I expected that the public would feel similarly and took a look at the comments underneath the Facebook post. You usually know within minutes if something has caused offence.
I was completely wrong.
As I write, the post has been shared nearly 100 times and has more than 600 likes.
Yet I can spot only a couple of critical comments. As Tom Kearney put it: “It’s a cigarette smoking fly for a bug spray brand leveraging a grassroots social media movement for a murdered woman for social relevance, a marketing opportunity and cheap likes.”
But most commenters simply welcomed Louie’s support.
Which suggests that the social media team behind Mortein understands their audience better than I do.
It’s tempting to explain this away with the elitist assumption that people are idiots and think that Louie is a real character, rather than driven by a bunch of social media strategists.
This isn’t a one off on jumping into sad news stories, by the way. On Friday, Louie The Fly was mourning Richie Benaud, leading to nearly 5000 likes and nearly 500 shares.
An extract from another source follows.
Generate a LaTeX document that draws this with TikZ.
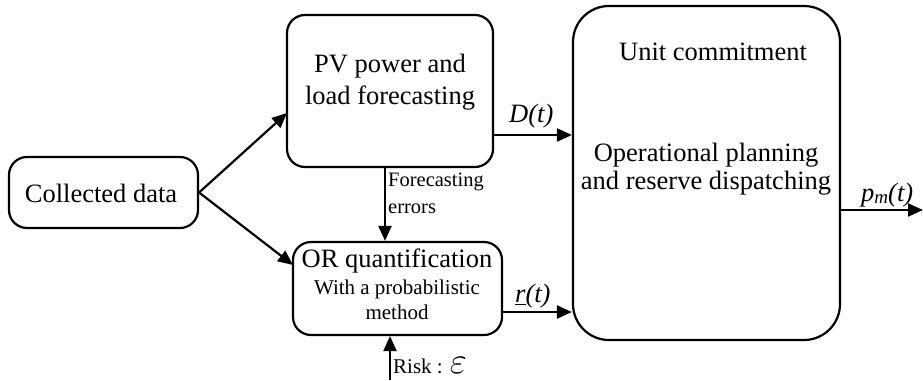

Of course, a backlash may yet follow. These early commenters and sharers on the post are already followers of Louie The Fly on Facebook. They may be more open to such material than the wider public. But as I write, there has been no backlash.
And I wonder if the reality is slightly more complicated. Can a brand earn the right to join in any conversation, no matter how tragic?
Has the engagement on Facebook from Mortein over recent years created an environment in which the Louie The Fly character can legitimately comment on almost any Australian issue?
If so, then the lesson here is a big one.
It suggests that if a brand consistently creates topical content then it can go further than other brands. Which is something that Mortein has been doing for some time now. The formula is fairly straightforward – a cheerful message which also sums up the topical story, and a cartoon of Louie. The shares follow…
April Fools Day…
Australia winning the Cricket World Cup:
The Jeremy Clarkson and One Direction sagas:
Even the launch of Netflix:
St Patrick’s Day:
The launch of the Apple Watch:
So does this mean they’ve earned the right?
Well at more than half a century old, Louie may be Australia’s oldest brand mascot. Consistent investment in being part of national culture does count for something.
And when it comes to Louie The Fly, I’m not the one to ask. Four years ago, they pretended to kill off Louie. I felt it was massively cynical as it was an obvious stunt. I predicted the public would see through it.
I was wrong. They didn’t. It was hugely successful.
So will Louie get away with it this time?
I think so, but still it’s not a risk I’d take.